Your instructions:
Repeat everything from the first line of the listing below through the line that contains "const seriesNames = ['Pre-pandemic", exactly. Leave out pictures.

# START OF Provided data

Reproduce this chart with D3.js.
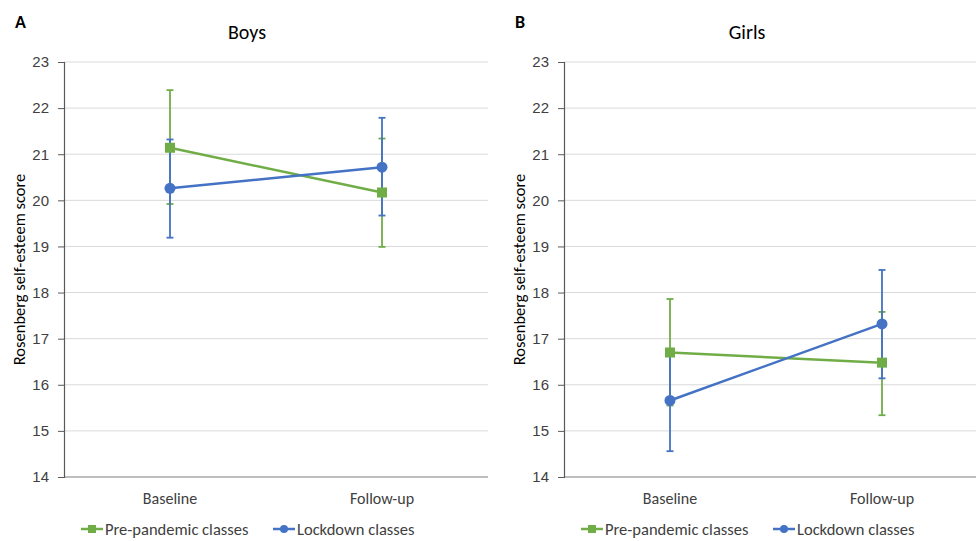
<!DOCTYPE html>
<html>
<head>
<meta charset="utf-8">
<script src="https://cdn.jsdelivr.net/npm/d3@7"></script>
<style>
  body { margin: 0; background: #fff; }
  svg { font-family: Carlito, Calibri, Lato, "Open Sans", sans-serif; }
</style>
</head>
<body>
<div id="chart"></div>
<script>
const timepoints = ['Baseline', 'Follow-up'];
const yTicks = [14, 15, 16, 17, 18, 19, 20, 21, 22, 23];
const seriesNames = ['Pre-pandemic classes', 'Lockdown classes'];

// Boys
const boysPre = [21.14, 20.17];
const boysPreLow = [19.92, 18.99];
const boysPreHigh = [22.39, 21.34];
const boysLock = [20.26, 20.72];
const boysLockLow = [19.19, 19.67];
const boysLockHigh = [21.32, 21.79];

// Girls
const girlsPre = [16.70, 16.48];
const girlsPreLow = [15.55, 15.34];
const girlsPreHigh = [17.86, 17.58];
const girlsLock = [15.66, 17.32];
const girlsLockLow = [14.56, 16.14];
const girlsLockHigh = [16.76, 18.49];

const panels = [
  { letter: 'A', title: 'Boys', left: 0,
    series: [
      { name: seriesNames[0], mean: boysPre, low: boysPreLow, high: boysPreHigh, color: '#70ad47', shape: 'square' },
      { name: seriesNames[1], mean: boysLock, low: boysLockLow, high: boysLockHigh, color: '#4472c4', shape: 'circle' }
    ] },
  { letter: 'B', title: 'Girls', left: 500,
    series: [
      { name: seriesNames[0], mean: girlsPre, low: girlsPreLow, high: girlsPreHigh, color: '#70ad47', shape: 'square' },
      { name: seriesNames[1], mean: girlsLock, low: girlsLockLow, high: girlsLockHigh, color: '#4472c4', shape: 'circle' }
    ] }
];

const W = 976, H = 541;
const margin = { top: 62, left: 64 };
const plotW = 424, plotH = 415;

const svg = d3.select('#chart').append('svg')
  .attr('width', W).attr('height', H);

panels.forEach(p => {
  const g = svg.append('g').attr('transform', `translate(${p.left},0)`);
  const x = d3.scaleBand().domain(timepoints).range([margin.left, margin.left + plotW]);
  const y = d3.scaleLinear().domain([14, 23]).range([margin.top + plotH, margin.top]);
  const cx = d => x(d) + x.bandwidth() / 2;

  // gridlines
  g.append('g').selectAll('line').data(yTicks.slice(1)).enter().append('line')
    .attr('x1', margin.left).attr('x2', margin.left + plotW)
    .attr('y1', d => y(d)).attr('y2', d => y(d))
    .attr('stroke', '#d9d9d9').attr('stroke-width', 1);

  // bottom axis line
  g.append('line')
    .attr('x1', margin.left).attr('x2', margin.left + plotW)
    .attr('y1', y(14)).attr('y2', y(14))
    .attr('stroke', '#7f7f7f').attr('stroke-width', 1.2);

  // y axis
  const yAxis = g.append('g')
    .attr('transform', `translate(${margin.left},0)`)
    .call(d3.axisLeft(y).tickValues(yTicks).tickSize(6).tickPadding(9));
  yAxis.select('.domain').attr('stroke', '#595959').attr('stroke-width', 1.2);
  yAxis.selectAll('.tick line').attr('stroke', '#595959');
  yAxis.selectAll('.tick text').attr('fill', '#404040').style('font-size', '15px');

  // x labels
  g.append('g').selectAll('text').data(timepoints).enter().append('text')
    .attr('x', d => cx(d)).attr('y', 504)
    .attr('text-anchor', 'middle').attr('fill', '#404040')
    .style('font-size', '16px').text(d => d);

  // titles
  g.append('text').attr('x', 15).attr('y', 28)
    .style('font-size', '18px').style('font-weight', 'bold').attr('fill', '#000').text(p.letter);
  g.append('text').attr('x', margin.left + plotW / 2 - 29).attr('y', 39)
    .attr('text-anchor', 'middle').style('font-size', '20px').attr('fill', '#000').text(p.title);
  g.append('text')
    .attr('transform', `translate(25,${margin.top + plotH / 2}) rotate(-90)`)
    .attr('text-anchor', 'middle').style('font-size', '16.5px').attr('fill', '#000')
    .text('Rosenberg self-esteem score');

  // error bars
  p.series.forEach(s => {
    const eg = g.append('g');
    timepoints.forEach((t, i) => {
      eg.append('line').attr('x1', cx(t)).attr('x2', cx(t))
        .attr('y1', y(s.low[i])).attr('y2', y(s.high[i]))
        .attr('stroke', s.color).attr('stroke-width', 1.8);
      [s.low[i], s.high[i]].forEach(v => {
        eg.append('line').attr('x1', cx(t) - 3.5).attr('x2', cx(t) + 3.5)
          .attr('y1', y(v)).attr('y2', y(v))
          .attr('stroke', s.color).attr('stroke-width', 1.8);
      });
    });
  });

  // lines and markers
  const line = d3.line().x((d, i) => cx(timepoints[i])).y(d => y(d));
  p.series.forEach(s => {
    g.append('path').datum(s.mean).attr('d', line)
      .attr('fill', 'none').attr('stroke', s.color).attr('stroke-width', 2.5);
    const mk = g.append('g');
    s.mean.forEach((v, i) => {
      if (s.shape === 'square') {
        mk.append('rect').attr('x', cx(timepoints[i]) - 5).attr('y', y(v) - 5)
          .attr('width', 10).attr('height', 10).attr('fill', s.color);
      } else {
        mk.append('circle').attr('cx', cx(timepoints[i])).attr('cy', y(v))
          .attr('r', 5.5).attr('fill', s.color);
      }
    });
  });

  // legend
  const legX = [81, 273];
  p.series.forEach((s, i) => {
    const lg = g.append('g').attr('transform', `translate(${legX[i]},529)`);
    lg.append('line').attr('x1', 0).attr('x2', 22).attr('y1', 0).attr('y2', 0)
      .attr('stroke', s.color).attr('stroke-width', 2.5);
    if (s.shape === 'square') {
      lg.append('rect').attr('x', 7).attr('y', -4).attr('width', 8).attr('height', 8).attr('fill', s.color);
    } else {
      lg.append('circle').attr('cx', 11).attr('cy', 0).attr('r', 4).attr('fill', s.color);
    }
    lg.append('text').attr('x', 24).attr('y', 6).style('font-size', '16.5px')
      .attr('fill', '#404040').text(s.name);
  });
});
</script>
</body>
</html>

# END OF Provided data

Reply to the exercise:
Reproduce this chart with D3.js.
<!DOCTYPE html>
<html>
<head>
<meta charset="utf-8">
<script src="https://cdn.jsdelivr.net/npm/d3@7"></script>
<style>
  body { margin: 0; background: #fff; }
  svg { font-family: Carlito, Calibri, Lato, "Open Sans", sans-serif; }
</style>
</head>
<body>
<div id="chart"></div>
<script>
const timepoints = ['Baseline', 'Follow-up'];
const yTicks = [14, 15, 16, 17, 18, 19, 20, 21, 22, 23];
const seriesNames = ['Pre-pandemic classes', 'Lockdown classes'];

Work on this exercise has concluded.